The Bahamas is an archipelago of some 700 hundred islands and 2,400 cays, rocks and islets starting approximately 50 miles off the coast of South Florida and stretching in a southeasterly direction over more than 100,000 square miles of open ocean. Though frequently referred to as being in the Caribbean because of its warm weather and breezy island life, its 5,358 square miles of land mass is technically north of the Caribbean.
The estimated population of 353,658 persons lives within 14 major islands and cays. The capital city being Nassau, located on the island of New Providence. The country’s official language is English and the official religion is Christianity.
The Arawak Indians were the original inhabitants of The Bahamas migrating through the Antilles from South America. A few decades after Columbus landed on San Salvador in 1492, which he named Baja Mar for its shallow seas, the Spanish had depopulated the islands by shipping the peaceful Arawaks into slavery in the mines of Hispaniola and Cuba, where they died by the thousands.
The Bahamas remained mostly unpopulated until a group of English settlers from Bermuda called the Company of Eleutheran Adventurers, established the first permanent settlement in The Bahamas. Considered religious refugees, in 1647 they organized a community on what is now called the island of Eleuthera which means freedom.
During the late 17th and early 18th centuries, piracy flourished in the islands because of their proximity to important shipping routes.

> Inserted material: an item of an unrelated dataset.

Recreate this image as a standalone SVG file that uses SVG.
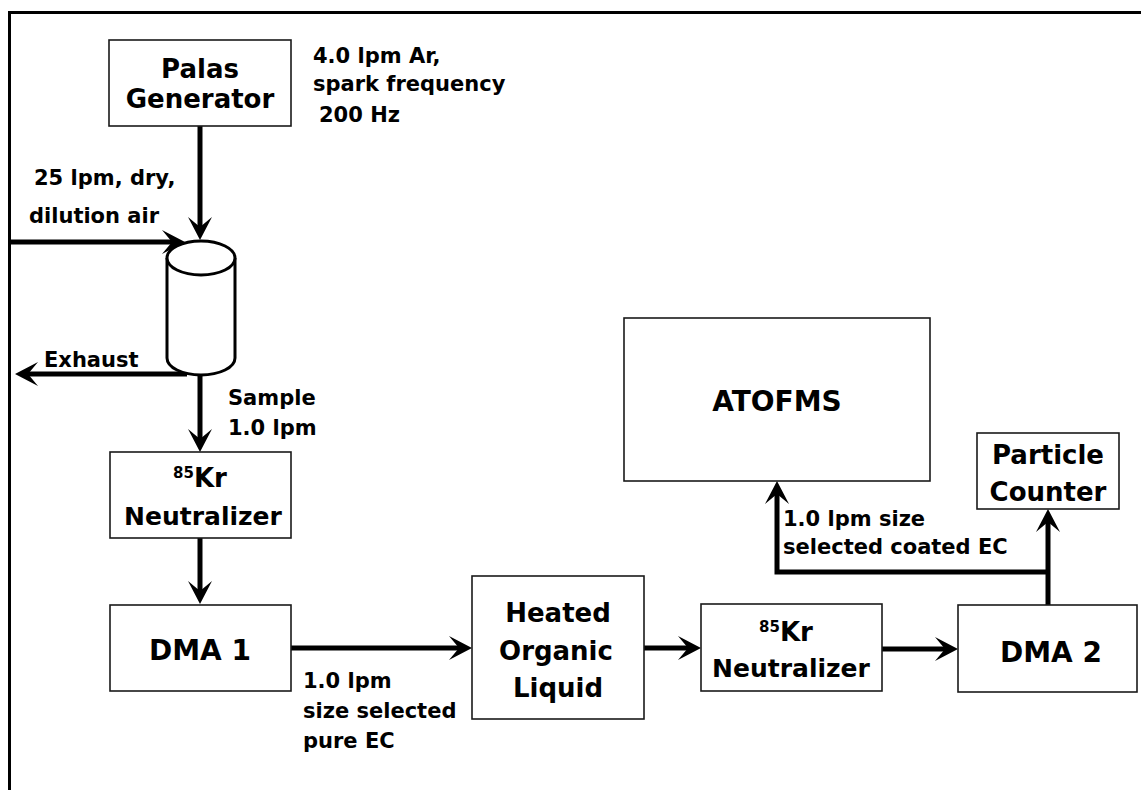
<svg xmlns="http://www.w3.org/2000/svg" width="1141" height="790" viewBox="0 0 1141 790">
<defs>
<style>
.box{fill:#fff;stroke:#1a1a1a;stroke-width:1.6}
.t{font-family:"DejaVu Sans","Liberation Sans",Arial,sans-serif;font-weight:bold;fill:#000}
.lbl{font-size:21px}
.c{text-anchor:middle}
.ln{fill:none;stroke:#000;stroke-width:5}
</style>
<marker id="ah" viewBox="-12 -13 27 26" refX="0" refY="0" markerWidth="27" markerHeight="26" markerUnits="userSpaceOnUse" orient="auto">
<path d="M13,0 L-10,-12 L0,0 L-10,12 Z" fill="#000"/>
</marker>
</defs>
<rect width="1141" height="790" fill="#fff"/>
<g id="frame">
<path d="M9.5,790 V12.5 H1141" fill="none" stroke="#000" stroke-width="3"/>
</g>
<g id="connectors">
<path class="ln" d="M200,126 V227" marker-end="url(#ah)"/>
<path class="ln" d="M11,242 H172" marker-end="url(#ah)"/>
<path class="ln" d="M187,374 H28" marker-end="url(#ah)"/>
<path class="ln" d="M200,375 V439" marker-end="url(#ah)"/>
<path class="ln" d="M200,538 V591" marker-end="url(#ah)"/>
<path class="ln" d="M291,648 H459" marker-end="url(#ah)"/>
<path class="ln" d="M644,648 H688" marker-end="url(#ah)"/>
<path class="ln" d="M882,649 H945" marker-end="url(#ah)"/>
<path class="ln" d="M1048,605 V522" marker-end="url(#ah)"/>
<path class="ln" d="M1048,572 H777 V494" marker-end="url(#ah)"/>
</g>
<g id="palas">
<rect class="box" x="109" y="40" width="182" height="86"/>
<text class="t c" x="200" y="78" font-size="26">Palas</text>
<text class="t c" x="200" y="108" font-size="26">Generator</text>
</g>
<g id="mixer">
<path d="M167,258 V358 A34,17 0 0 0 235,358 V258" fill="#fff" stroke="#000" stroke-width="3"/>
<ellipse cx="201" cy="258" rx="34" ry="17" fill="#fff" stroke="#000" stroke-width="3"/>
</g>
<g id="neutralizer1">
<rect class="box" x="110" y="452" width="181" height="86"/>
<text class="t c" x="200" y="487"><tspan font-size="15" dy="-9">85</tspan><tspan font-size="26" dy="9">Kr</tspan></text>
<text class="t c" x="203" y="525" font-size="25">Neutralizer</text>
</g>
<g id="dma1">
<rect class="box" x="110" y="605" width="181" height="86"/>
<text class="t c" x="200" y="660" font-size="28">DMA 1</text>
</g>
<g id="heated">
<rect class="box" x="472" y="576" width="172" height="143"/>
<text class="t c" x="558" y="622" font-size="26">Heated</text>
<text class="t c" x="556" y="660" font-size="26">Organic</text>
<text class="t c" x="558" y="697" font-size="26">Liquid</text>
</g>
<g id="neutralizer2">
<rect class="box" x="701" y="604" width="181" height="87"/>
<text class="t c" x="786" y="641"><tspan font-size="15" dy="-9">85</tspan><tspan font-size="26" dy="9">Kr</tspan></text>
<text class="t c" x="791" y="677" font-size="25">Neutralizer</text>
</g>
<g id="dma2">
<rect class="box" x="958" y="605" width="179" height="87"/>
<text class="t c" x="1051" y="662" font-size="28">DMA 2</text>
</g>
<g id="atofms">
<rect class="box" x="624" y="318" width="306" height="163"/>
<text class="t c" x="777" y="411" font-size="28">ATOFMS</text>
</g>
<g id="counter">
<rect class="box" x="977" y="433" width="142" height="76"/>
<text class="t c" x="1048" y="464" font-size="26">Particle</text>
<text class="t c" x="1048" y="501" font-size="26">Counter</text>
</g>
<g id="labels">
<text class="t lbl" x="313" y="63">4.0 lpm Ar,</text>
<text class="t lbl" x="313" y="91">spark frequency</text>
<text class="t lbl" x="319" y="122">200 Hz</text>
<text class="t lbl" x="34" y="185">25 lpm, dry,</text>
<text class="t lbl" x="29" y="223">dilution air</text>
<text class="t lbl" x="44" y="367">Exhaust</text>
<text class="t lbl" x="228" y="405">Sample</text>
<text class="t lbl" x="228" y="435">1.0 lpm</text>
<text class="t lbl" x="303" y="688">1.0 lpm</text>
<text class="t lbl" x="303" y="718">size selected</text>
<text class="t lbl" x="303" y="748">pure EC</text>
<text class="t lbl" x="783" y="526">1.0 lpm size</text>
<text class="t lbl" x="783" y="554">selected coated EC</text>
</g>
</svg>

The power of the buccaneers and notorious privateers including Sir Francis Drake, Henry Morgan and Blackbeard, was crushed by Woodes Rogers, the first Royal Governor, who established orderly conduct in 1718. As he expelled piracy, and restored commerce on the island, ordaining the motto Expulsis Piratis – Resituta Commercia.
This gave way to an influx of settlers after the American war of Independence, when some 6,000 American loyalists and their slaves settled in The Bahamas.

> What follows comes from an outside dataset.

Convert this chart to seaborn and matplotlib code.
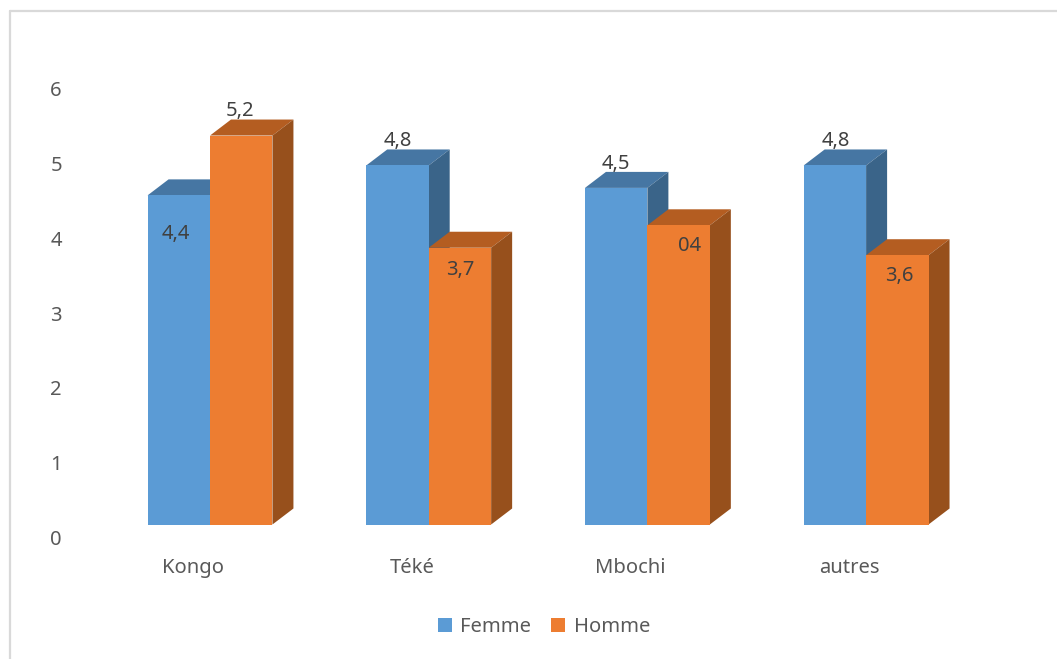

The American Civil War brought prosperity to The Bahamas, which served as a transfer point for munitions and medical supplies to be run through the northern blockade of Confederate ports. Cotton from the south was a short lived commodity of exchange.

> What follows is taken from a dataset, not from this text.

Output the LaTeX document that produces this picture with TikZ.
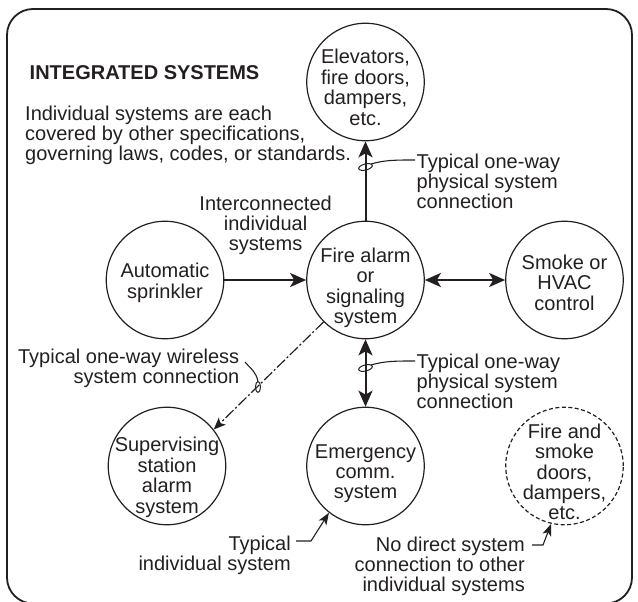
\documentclass[tikz,border=0pt]{standalone}
\usepackage{fontspec}
\setmainfont{Liberation Sans}
\usetikzlibrary{arrows.meta}
\definecolor{ink}{HTML}{231F20}
\newcommand\ctext[2]{\makebox[0pt]{\raisebox{-#1pt}[0pt][0pt]{\begin{tabular}{@{}c@{}}#2\end{tabular}}}}
\tikzset{
 x=1pt,y=-1pt,
 sys/.style={circle,draw=ink,line width=1.2pt,minimum size=117.5pt,inner sep=0pt,text=ink,font=\fontsize{20}{20.2}\selectfont},
 sysd/.style={sys,dashed,dash pattern=on 4pt off 2.5pt},
 lab/.style={text=ink,font=\fontsize{20}{20}\selectfont,inner sep=0pt,align=left,anchor=west},
 labr/.style={lab,align=right,anchor=east},
 conn/.style={draw=ink,line width=2pt,-{Stealth[length=16pt,width=14pt,inset=4pt]}},
 connb/.style={draw=ink,line width=2pt,{Stealth[length=16pt,width=14pt,inset=4pt]}-{Stealth[length=16pt,width=14pt,inset=4pt]}},
 wire/.style={draw=ink,line width=1.2pt,dash pattern=on 11pt off 2.5pt on 2pt off 2.5pt,-{Stealth[length=12pt,width=10pt,inset=3pt]}},
 lead/.style={draw=ink,line width=1.1pt},
 leadar/.style={lead,-{Stealth[length=12pt,width=9pt,inset=3pt]}},
 tie/.style={draw=ink,line width=1pt}
}
\begin{document}
\begin{tikzpicture}
\useasboundingbox (0,0) rectangle (638,602);
\draw[ink,line width=1.8pt,rounded corners=26pt] (7,603.5) rectangle (632,9);
\node[sys] (elev) at (365.5,82) {\ctext{13.5}{Elevators,\\fire doors,\\dampers,\\etc.}};
\node[sys] (fire) at (365.5,280) {\ctext{14}{Fire alarm\\or\\signaling\\system}};
\node[sys] (spr) at (165,280) {\ctext{9.2}{Automatic\\sprinkler}};
\node[sys] (smoke) at (564.5,280) {\ctext{11}{Smoke or\\HVAC\\control}};
\node[sys] (sup) at (167,466) {\ctext{17.5}{Supervising\\station\\alarm\\system}};
\node[sys] (emer) at (365.5,466) {\ctext{13.5}{Emergency\\comm.\\system}};
\node[sysd] (door) at (564.5,466) {\ctext{14}{Fire and\\smoke\\doors,\\dampers,\\etc.}};
\draw[conn] (fire) -- (elev);
\draw[conn] (spr) -- (fire);
\draw[connb] (fire) -- (smoke);
\draw[connb] (fire) -- (emer);
\draw[wire] (fire.-135) -- (sup.38);
\node[lab,font=\fontsize{20}{20}\selectfont\bfseries] (title) at (29.5,73) {INTEGRATED SYSTEMS};
\node[lab] (intro) at (25,135) {Individual systems are each\\covered by other specifications,\\governing laws, codes, or standards.};
\node[lab] (l1) at (416.5,181.5) {Typical one-way\\physical system\\connection};
\node[lab,align=center,anchor=center] (inter) at (265.6,225.5) {Interconnected\\individual\\systems};
\node[labr] (w) at (239.5,368) {Typical one-way wireless\\system connection};
\node[lab] (l2) at (416.5,381.5) {Typical one-way\\physical system\\connection};
\node[labr] (ti) at (291,555) {Typical\\individual system};
\node[labr] (no) at (525,566.5) {No direct system\\connection to other\\individual systems};
\draw[tie] (365.5,167) ellipse[x radius=7,y radius=3,rotate=14];
\draw[tie] (365.5,368) ellipse[x radius=7,y radius=3,rotate=14];
\draw[tie] (258,387) ellipse[x radius=2.5,y radius=5.5];
\coordinate (a1) at (371,164);
\coordinate (a2) at (371,365);
\coordinate (a3) at (258,381.5);
\draw[lead] (a1) .. controls (385,160) and (395,160) .. (415,160);
\draw[lead] (a2) .. controls (385,361) and (395,361) .. (415,361);
\draw[lead] (a3) .. controls (256,372) and (252,370) .. (245,362);
\draw[leadar] (296,541) -- (311,541) -- (emer.-128);
\draw[leadar] (532,545) -- (543,545) -- (door.-103);
\end{tikzpicture}
\end{document}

The Bahamas prospered again however, during the 20th century prohibition era in the United States, mostly because of its proximity to the mainland. During this time there was enormous economic prosperity as the islands supplied liquor for American rumrunners.
Ideal weather conditions were advantageous for the Royal Air Force as they used The Bahamas as a flight training area during World War II.
In the post-war years, The Bahamas has become one of the world's most coveted vacation destinations. In 1950, an estimated 40,000 visitors vacationed in The Bahamas. This would mark the beginning of a new industry that would experience unparalleled growth and development.
The Bahamas celebrated the arrival of its five millionth visitor in 2010 for the second time in the country’s history. This represents approximately 1.5 million cruise visitors and 3.5 million stopover visitors. According to the Ministry of Tourism, 60% of the gross domestic product is derived from tourist related efforts which accounts for an injection of just over $2 billion into the economy.
The financial services sector constitutes the second pillar of the Bahamian economy providing 20 per cent of GDP. The Bahamas boasts an attractive environment for both individuals and companies seeking to conduct business and is home to a considerable number of banking institutions, mutual funds, insurance companies and International Business Companies.
The Bahamas achieved independence from Britain July 10, 1973, and has a continued legacy of Parliamentary democracy for over 300 years. The Bahamas is proud to be a fully self-governing member of the Commonwealth and a member of the United Nations, the Caribbean Community (CARICOM) and the Organization of American States (OAS).